As Agung spewed tall columns of ash, life continued largely as normal on Tuesday for villagers near the volcano who set up traditional markets and offered Hindu prayers.

Matthew Smyth from Ireland, a restaurant owner in Amed, around 15 km (9 miles) from the volcano, said many businesses using rented land would be threatened if the eruption dragged on."Half of the businesses here are built on credit... if the situation continues many people will lose their land," said Smyth, who is also setting up a yoga retreat and freediving centre.

The problems facing Bali tourism come as Indonesian policymakers have been trying to fire up an economy stuck at around 5 per cent growth, held back by largely flat consumption.

Bali has been growing more quickly. The tourism sector was the biggest contributor to its 6.24 per cent regional GDP growth last year.

But Agung has already put a dent in Bali's growth this year.

"If it (the eruption) is prolonged to a month, especially in Bali, it could have an impact on tourism revenue.
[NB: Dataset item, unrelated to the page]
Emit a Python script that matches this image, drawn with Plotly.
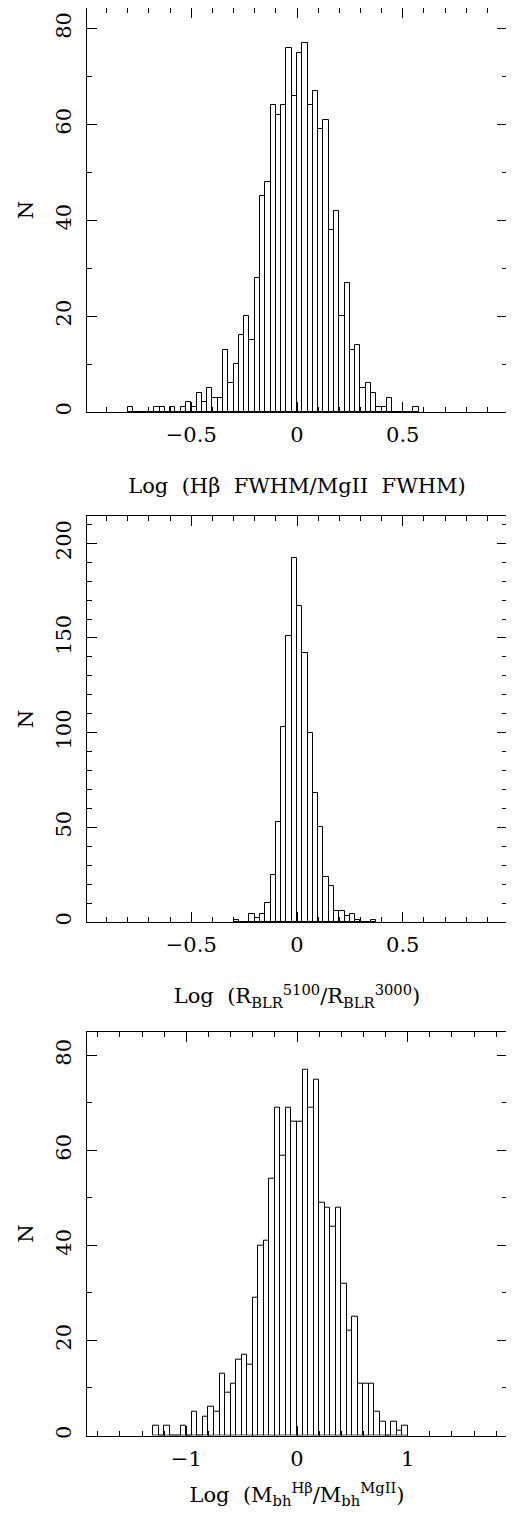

I think this is a short-term shock, but it needs to be watched," said Myrdal Gunarto, an economist at Maybank Indonesia in Jakarta.

Wayan Wirjana, 31, the manager of a restaurant in Candi Dasa, a popular beach town in Bali, said he was only getting five visitors a day, down from 15-20 in the summer, and expects the usually busy Christmas and New Year period to be slow.

"If things continue in the long term, like through the Christmas period, we'll have to lay off staff even if temporarily. We all have families so there is a very real impact on us," he said.